Transcribe the entries that follow exactly as they appear, minus pictures.

Charts and diagrams as code:

* * * * *

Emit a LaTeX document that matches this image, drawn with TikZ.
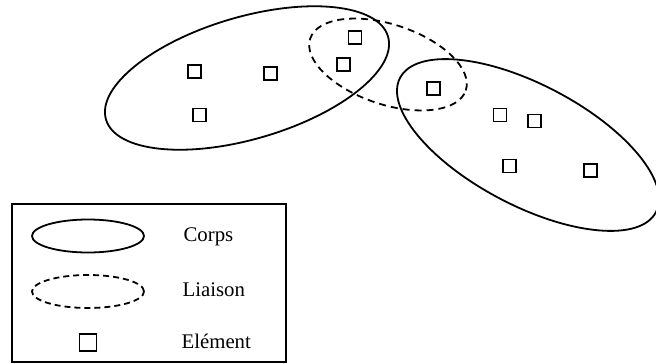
\documentclass[tikz,border=0pt]{standalone}
\usepackage{fontspec}
\setmainfont{Liberation Serif}
\usetikzlibrary{shapes.geometric}
\begin{document}
\begin{tikzpicture}[x=1pt,y=-1pt,
  line width=1.8pt,
  corps/.style={draw,ellipse,inner sep=0pt},
  liaison/.style={draw,ellipse,inner sep=0pt,dash pattern=on 7pt off 5pt},
  elem/.style={draw,rectangle,inner sep=0pt,minimum size=13pt},
  legtext/.style={anchor=base west,inner sep=0pt,font=\fontsize{20.8}{25}\selectfont}]
\useasboundingbox (0,0) rectangle (656,364);

% bodies and the link between them
\node[corps,minimum width=294pt,minimum height=122pt,rotate=16.4] (c1) at (247,78) {};
\node[corps,minimum width=289pt,minimum height=121pt,rotate=-27.7] (c2) at (528,145) {};
\node[liaison,minimum width=164pt,minimum height=80pt,rotate=-18.4] (l1) at (388,64.5) {};

% elements
\node[elem] (e1) at (194.3,71.7) {};
\node[elem] (e2) at (270.3,73.3) {};
\node[elem] (e3) at (199.3,115) {};
\node[elem] (e4) at (355,37.3) {};
\node[elem] (e5) at (343.3,64.3) {};
\node[elem] (e6) at (433.3,88.3) {};
\node[elem] (e7) at (500,115) {};
\node[elem] (e8) at (534.3,121) {};
\node[elem] (e9) at (509.3,166) {};
\node[elem] (e10) at (590.7,170.3) {};

% legend
\node[draw,rectangle,inner sep=0pt,minimum width=274pt,minimum height=158pt,anchor=north west] (leg) at (11,203) {};
\node[corps,minimum width=112pt,minimum height=33pt] (lc) at (88,236) {};
\node[liaison,minimum width=112pt,minimum height=33pt,dash pattern=on 6pt off 4pt] (ll) at (88,291.5) {};
\node[elem,minimum size=17pt] (le) at (88,342.5) {};
\node[legtext] (tc) at (182.7,241.7) {Corps};
\node[legtext] (tl) at (181.7,296) {Liaison};
\node[legtext] (te) at (180.7,348) {Elément};
\end{tikzpicture}
\end{document}
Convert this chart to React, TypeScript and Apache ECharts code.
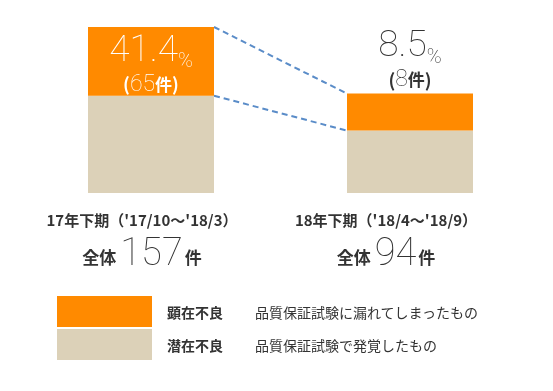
import React, { useEffect, useRef } from "react";
import * as echarts from "echarts";

const categories = ["17年下期（'17/10～'18/3）", "18年下期（'18/4～'18/9）"];
const totals = [157, 94];
const defectCounts = [65, 8];
const defectPercents = ["41.4", "8.5"];
// drawn bar heights (bar units)
const latentHeights = [92, 59];
const defectHeights = [65, 35];
const legendNames = ["顕在不良", "潜在不良"];
const legendDescs = ["品質保証試験に漏れてしまったもの", "品質保証試験で発覚したもの"];

const ORANGE = "#ff8a00";
const BEIGE = "#dcd1b8";
const TEXT = "#333333";
const CJK = "'Noto Sans CJK JP', 'Noto Sans', sans-serif";
const THIN = "Roboto, Lato, sans-serif";
const BAR_W = 126;

export default function App() {
  const ref = useRef<HTMLDivElement>(null);
  useEffect(() => {
    if (!ref.current) return;
    const chart = echarts.init(ref.current, null, { renderer: "svg" });
    const labelRich = (color: string) => ({
      pct: { fontFamily: THIN, fontWeight: 100, fontSize: 37, color, lineHeight: 44 },
      sign: { fontFamily: THIN, fontWeight: 100, fontSize: 20, color, lineHeight: 44, verticalAlign: "bottom" as const },
      paren: { fontFamily: CJK, fontWeight: "bold" as const, fontSize: 18, color, lineHeight: 26 },
      num: { fontFamily: THIN, fontWeight: 100, fontSize: 23, color, lineHeight: 26 },
      ken: { fontFamily: CJK, fontWeight: "bold" as const, fontSize: 17, color, lineHeight: 26 },
    });
    const labelText = (i: number) =>
      `{pct|${defectPercents[i]}}{sign|%}\n{paren|(}{num|${defectCounts[i]}}{ken|件}{paren|)}`;
    const padRight = [18, 48];
    chart.setOption({
      animation: false,
      grid: { left: 21.5, width: 518, top: 27, bottom: 198 },
      xAxis: {
        type: "category",
        data: categories.map((c, i) => ({
          value: c,
          textStyle: { padding: [0, padRight[i], 0, 0] },
        })),
        axisLine: { show: false },
        axisTick: { show: false },
        axisLabel: {
          interval: 0,
          margin: 14,
          formatter: (v: string) => {
            const i = categories.indexOf(v);
            return `{cat|${v}}\n{all|全体}{big|${totals[i]}}{ken|件}`;
          },
          rich: {
            cat: { fontFamily: CJK, fontWeight: "bold", fontSize: 15, color: TEXT, lineHeight: 24 },
            all: { fontFamily: CJK, fontWeight: "bold", fontSize: 17, color: TEXT, lineHeight: 42, padding: [8, 4, 0, 0] },
            big: { fontFamily: THIN, fontWeight: 100, fontSize: 38, color: TEXT, lineHeight: 42 },
            ken: { fontFamily: CJK, fontWeight: "bold", fontSize: 17, color: TEXT, lineHeight: 42, padding: [8, 0, 0, 2] },
          },
        },
      },
      yAxis: { type: "value", min: 0, max: 157, show: false, splitLine: { show: false } },
      legend: {
        orient: "vertical",
        left: 57,
        top: 296,
        padding: 0,
        itemWidth: 95,
        itemHeight: 31,
        itemGap: 2,
        icon: "rect",
        selectedMode: false,
        data: legendNames,
        formatter: (n: string) => `{name|${n}}{desc|${legendDescs[legendNames.indexOf(n)]}}`,
        textStyle: {
          rich: {
            name: { fontFamily: CJK, fontWeight: "bold", fontSize: 14, color: TEXT, width: 88, padding: [0, 0, 0, 10] },
            desc: { fontFamily: CJK, fontWeight: "normal", fontSize: 14, color: TEXT },
          },
        },
      },
      series: [
        {
          name: legendNames[1],
          type: "bar",
          stack: "s",
          barWidth: BAR_W,
          itemStyle: { color: BEIGE },
          data: latentHeights,
        },
        {
          name: legendNames[0],
          type: "bar",
          stack: "s",
          barWidth: BAR_W,
          itemStyle: { color: ORANGE },
          data: defectHeights.map((v, i) => ({
            value: v,
            label: {
              show: true,
              position: i === 0 ? "inside" : "top",
              distance: 2,
              offset: i === 0 ? [0, 0] : [0, 0],
              formatter: () => labelText(i),
              rich: labelRich(i === 0 ? "#ffffff" : TEXT),
            },
          })),
        },
      ],
    });
    const topL = chart.convertToPixel({ xAxisIndex: 0, yAxisIndex: 0 }, [0, latentHeights[0] + defectHeights[0]]);
    const midL = chart.convertToPixel({ xAxisIndex: 0, yAxisIndex: 0 }, [0, latentHeights[0]]);
    const topR = chart.convertToPixel({ xAxisIndex: 0, yAxisIndex: 0 }, [1, latentHeights[1] + defectHeights[1]]);
    const midR = chart.convertToPixel({ xAxisIndex: 0, yAxisIndex: 0 }, [1, latentHeights[1]]);
    const dash = { stroke: "#5a8cc8", lineWidth: 2, lineDash: [6, 4] };
    chart.setOption({
      graphic: [
        { type: "line", shape: { x1: topL[0] + BAR_W / 2, y1: topL[1], x2: topR[0] - BAR_W / 2, y2: topR[1] }, style: dash },
        { type: "line", shape: { x1: midL[0] + BAR_W / 2, y1: midL[1], x2: midR[0] - BAR_W / 2, y2: midR[1] }, style: dash },
      ],
    });
    return () => chart.dispose();
  }, []);
  return <div ref={ref} style={{ position: "fixed", left: 0, top: 0, width: 553, height: 391 }} />;
}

* * * * *

• [Response for this exercise]:
Emit a LaTeX document that matches this image, drawn with TikZ.
\documentclass[tikz,border=0pt]{standalone}
\usepackage{fontspec}
\setmainfont{Liberation Serif}
\usetikzlibrary{shapes.geometric}
\begin{document}
\begin{tikzpicture}[x=1pt,y=-1pt,
  line width=1.8pt,
  corps/.style={draw,ellipse,inner sep=0pt},
  liaison/.style={draw,ellipse,inner sep=0pt,dash pattern=on 7pt off 5pt},
  elem/.style={draw,rectangle,inner sep=0pt,minimum size=13pt},
  legtext/.style={anchor=base west,inner sep=0pt,font=\fontsize{20.8}{25}\selectfont}]
\useasboundingbox (0,0) rectangle (656,364);

% bodies and the link between them
\node[corps,minimum width=294pt,minimum height=122pt,rotate=16.4] (c1) at (247,78) {};
\node[corps,minimum width=289pt,minimum height=121pt,rotate=-27.7] (c2) at (528,145) {};
\node[liaison,minimum width=164pt,minimum height=80pt,rotate=-18.4] (l1) at (388,64.5) {};

% elements
\node[elem] (e1) at (194.3,71.7) {};
\node[elem] (e2) at (270.3,73.3) {};
\node[elem] (e3) at (199.3,115) {};
\node[elem] (e4) at (355,37.3) {};
\node[elem] (e5) at (343.3,64.3) {};
\node[elem] (e6) at (433.3,88.3) {};
\node[elem] (e7) at (500,115) {};
\node[elem] (e8) at (534.3,121) {};
\node[elem] (e9) at (509.3,166) {};
\node[elem] (e10) at (590.7,170.3) {};

% legend
\node[draw,rectangle,inner sep=0pt,minimum width=274pt,minimum height=158pt,anchor=north west] (leg) at (11,203) {};
\node[corps,minimum width=112pt,minimum height=33pt] (lc) at (88,236) {};
\node[liaison,minimum width=112pt,minimum height=33pt,dash pattern=on 6pt off 4pt] (ll) at (88,291.5) {};
\node[elem,minimum size=17pt] (le) at (88,342.5) {};
\node[legtext] (tc) at (182.7,241.7) {Corps};
\node[legtext] (tl) at (181.7,296) {Liaison};
\node[legtext] (te) at (180.7,348) {Elément};
\end{tikzpicture}
\end{document}
Convert this chart to React, TypeScript and Apache ECharts code.
import React, { useEffect, useRef } from "react";
import * as echarts from "echarts";

const categories = ["17年下期（'17/10～'18/3）", "18年下期（'18/4～'18/9）"];
const totals = [157, 94];
const defectCounts = [65, 8];
const defectPercents = ["41.4", "8.5"];
// drawn bar heights (bar units)
const latentHeights = [92, 59];
const defectHeights = [65, 35];
const legendNames = ["顕在不良", "潜在不良"];
const legendDescs = ["品質保証試験に漏れてしまったもの", "品質保証試験で発覚したもの"];

const ORANGE = "#ff8a00";
const BEIGE = "#dcd1b8";
const TEXT = "#333333";
const CJK = "'Noto Sans CJK JP', 'Noto Sans', sans-serif";
const THIN = "Roboto, Lato, sans-serif";
const BAR_W = 126;

export default function App() {
  const ref = useRef<HTMLDivElement>(null);
  useEffect(() => {
    if (!ref.current) return;
    const chart = echarts.init(ref.current, null, { renderer: "svg" });
    const labelRich = (color: string) => ({
      pct: { fontFamily: THIN, fontWeight: 100, fontSize: 37, color, lineHeight: 44 },
      sign: { fontFamily: THIN, fontWeight: 100, fontSize: 20, color, lineHeight: 44, verticalAlign: "bottom" as const },
      paren: { fontFamily: CJK, fontWeight: "bold" as const, fontSize: 18, color, lineHeight: 26 },
      num: { fontFamily: THIN, fontWeight: 100, fontSize: 23, color, lineHeight: 26 },
      ken: { fontFamily: CJK, fontWeight: "bold" as const, fontSize: 17, color, lineHeight: 26 },
    });
    const labelText = (i: number) =>
      `{pct|${defectPercents[i]}}{sign|%}\n{paren|(}{num|${defectCounts[i]}}{ken|件}{paren|)}`;
    const padRight = [18, 48];
    chart.setOption({
      animation: false,
      grid: { left: 21.5, width: 518, top: 27, bottom: 198 },
      xAxis: {
        type: "category",
        data: categories.map((c, i) => ({
          value: c,
          textStyle: { padding: [0, padRight[i], 0, 0] },
        })),
        axisLine: { show: false },
        axisTick: { show: false },
        axisLabel: {
          interval: 0,
          margin: 14,
          formatter: (v: string) => {
            const i = categories.indexOf(v);
            return `{cat|${v}}\n{all|全体}{big|${totals[i]}}{ken|件}`;
          },
          rich: {
            cat: { fontFamily: CJK, fontWeight: "bold", fontSize: 15, color: TEXT, lineHeight: 24 },
            all: { fontFamily: CJK, fontWeight: "bold", fontSize: 17, color: TEXT, lineHeight: 42, padding: [8, 4, 0, 0] },
            big: { fontFamily: THIN, fontWeight: 100, fontSize: 38, color: TEXT, lineHeight: 42 },
            ken: { fontFamily: CJK, fontWeight: "bold", fontSize: 17, color: TEXT, lineHeight: 42, padding: [8, 0, 0, 2] },
          },
        },
      },
      yAxis: { type: "value", min: 0, max: 157, show: false, splitLine: { show: false } },
      legend: {
        orient: "vertical",
        left: 57,
        top: 296,
        padding: 0,
        itemWidth: 95,
        itemHeight: 31,
        itemGap: 2,
        icon: "rect",
        selectedMode: false,
        data: legendNames,
        formatter: (n: string) => `{name|${n}}{desc|${legendDescs[legendNames.indexOf(n)]}}`,
        textStyle: {
          rich: {
            name: { fontFamily: CJK, fontWeight: "bold", fontSize: 14, color: TEXT, width: 88, padding: [0, 0, 0, 10] },
            desc: { fontFamily: CJK, fontWeight: "normal", fontSize: 14, color: TEXT },
          },
        },
      },
      series: [
        {
          name: legendNames[1],
          type: "bar",
          stack: "s",
          barWidth: BAR_W,
          itemStyle: { color: BEIGE },
          data: latentHeights,
        },
        {
          name: legendNames[0],
          type: "bar",
          stack: "s",
          barWidth: BAR_W,
          itemStyle: { color: ORANGE },
          data: defectHeights.map((v, i) => ({
            value: v,
            label: {
              show: true,
              position: i === 0 ? "inside" : "top",
              distance: 2,
              offset: i === 0 ? [0, 0] : [0, 0],
              formatter: () => labelText(i),
              rich: labelRich(i === 0 ? "#ffffff" : TEXT),
            },
          })),
        },
      ],
    });
    const topL = chart.convertToPixel({ xAxisIndex: 0, yAxisIndex: 0 }, [0, latentHeights[0] + defectHeights[0]]);
    const midL = chart.convertToPixel({ xAxisIndex: 0, yAxisIndex: 0 }, [0, latentHeights[0]]);
    const topR = chart.convertToPixel({ xAxisIndex: 0, yAxisIndex: 0 }, [1, latentHeights[1] + defectHeights[1]]);
    const midR = chart.convertToPixel({ xAxisIndex: 0, yAxisIndex: 0 }, [1, latentHeights[1]]);
    const dash = { stroke: "#5a8cc8", lineWidth: 2, lineDash: [6, 4] };
    chart.setOption({
      graphic: [
        { type: "line", shape: { x1: topL[0] + BAR_W / 2, y1: topL[1], x2: topR[0] - BAR_W / 2, y2: topR[1] }, style: dash },
        { type: "line", shape: { x1: midL[0] + BAR_W / 2, y1: midL[1], x2: midR[0] - BAR_W / 2, y2: midR[1] }, style: dash },
      ],
    });
    return () => chart.dispose();
  }, []);
  return <div ref={ref} style={{ position: "fixed", left: 0, top: 0, width: 553, height: 391 }} />;
}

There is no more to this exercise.